RECENTLY, AS MY dad was driving me home from dinner, he admitted that he regretted hitting us so much when we were children. We were near the same intersection where he’d run that red light so many years ago, and he told me how proud he was that my sister and I had grown into such great adults. As he continued to navigate the traffic, with the streetlights winking at us, he told me he wished he’d been given us a more carefree childhood; that if he could do it all again, he’d make sure we had more time to play and go on holidays. I struggled to keep back my tears, knowing a sob might break his train of thought. I’d always known him as a man of few words, and I wanted to give him the chance to talk for as long as he wanted or needed.

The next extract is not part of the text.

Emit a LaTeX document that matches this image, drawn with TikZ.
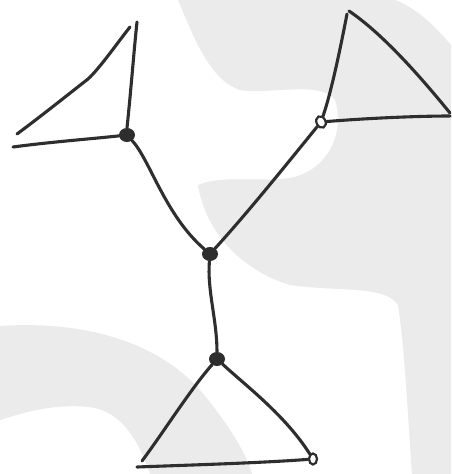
\documentclass[tikz,border=0pt]{standalone}
\usetikzlibrary{shapes.geometric}
\begin{document}
\begin{tikzpicture}[x=1pt,y=-1pt,
  edge/.style={line width=3.1pt,draw=black!82,line cap=round,line join=round},
  fdot/.style={ellipse,fill=black!82,inner sep=0pt,minimum width=16pt,minimum height=14pt},
  odot/.style={ellipse,draw=black!82,line width=2.2pt,fill=white,inner sep=0pt,minimum width=9pt,minimum height=12pt},
  bg/.style={fill=black!8,draw=none}]
\useasboundingbox (0,0) rectangle (451,474);
\fill[white] (0,0) rectangle (451,474);
% faint background shapes
\path[bg] (178,0) .. controls (195,40) and (210,80) .. (240,90)
 .. controls (270,95) and (320,80) .. (335,100)
 .. controls (345,130) and (330,170) .. (290,178)
 .. controls (260,182) and (220,175) .. (198,185)
 .. controls (205,230) and (240,270) .. (290,285)
 .. controls (340,292) and (385,285) .. (398,305)
 .. controls (405,350) and (408,420) .. (412,474)
 -- (451,474) -- (451,45)
 .. controls (430,20) and (410,5) .. (395,0) -- cycle;
\path[bg] (0,326) .. controls (90,320) and (160,345) .. (200,390)
 .. controls (225,420) and (245,450) .. (252,474) -- (150,474)
 .. controls (140,445) and (125,415) .. (95,408)
 .. controls (60,402) and (25,412) .. (0,420) -- cycle;
% named points
\node[fdot] (L) at (127,135) {};
\node[fdot] (C) at (210,254) {};
\node[fdot] (B) at (217,359) {};
\node[odot,rotate=25] (R) at (321,122) {};
\node[odot,minimum width=8pt,minimum height=11pt] (Bo) at (313,459) {};
\coordinate (Lt) at (137,22);
\coordinate (Lt2) at (130,27);
\coordinate (Ll) at (17,134);
\coordinate (Lh) at (13,147);
\coordinate (Rt) at (347,14);
\coordinate (Rt2) at (349,11);
\coordinate (Rr) at (450,113);
\coordinate (Rh) at (450,116);
\coordinate (Bl) at (142,461);
\coordinate (Bb) at (137,467);
% left triangle
\draw[edge] (L.north) .. controls (131,90) and (134,50) .. (Lt);
\draw[edge] (Ll) .. controls (40,117) and (65,97) .. (88,79) .. controls (100,68) and (118,42) .. (Lt2);
\draw[edge] (Lh) .. controls (50,142) and (90,139) .. (L);
% right triangle
\draw[edge] (R) .. controls (332,90) and (342,40) .. (Rt);
\draw[edge] (Rt2) .. controls (380,32) and (415,70) .. (Rr);
\draw[edge] (R) .. controls (370,118) and (420,116) .. (Rh);
% bottom triangle
\draw[edge] (B) .. controls (190,390) and (165,430) .. (Bl);
\draw[edge] (B) .. controls (245,385) and (285,415) .. (Bo);
\draw[edge] (Bb) .. controls (190,465) and (260,463) .. (Bo);
% spine
\draw[edge] (L) .. controls (150,160) and (165,215) .. (C);
\draw[edge] (C) .. controls (250,210) and (290,160) .. (R);
\draw[edge] (C) .. controls (207,290) and (217,320) .. (B);
\end{tikzpicture}
\end{document}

I was touched by his admission, and even more so when my sister told me they’d had a similar conversation. I’d always known my dad to have a kind heart, even if his outward expressions and actions have suggested otherwise. I don’t think I truly realised how being sick had changed him, and how, after getting better, he’d had cause to reflect on his past. It must have been hard for him to admit any of this out loud to one daughter, let alone two, and I am grateful that he shared his thoughts with us.
I don’t remember exactly when the canings stopped, and my parents never told us why. There was just more yelling, more angry silence. Perhaps they realised the caning was doing more harm than good. I don’t know where those canes went, and I probably never will.
But every time I visit my parents’ house, I look in the alcove next to the pantry. There are the brown paper bags, the dried orange peels, the assorted seasonal fruit, maybe a loaf of sourdough. And even though I know they’re gone, I still half-expect to see the curve of a bamboo Q peeking out from the left-hand side of the alcove, a reminder that even seemingly reasonable chastisement can leave indelible marks that never really scrub clean.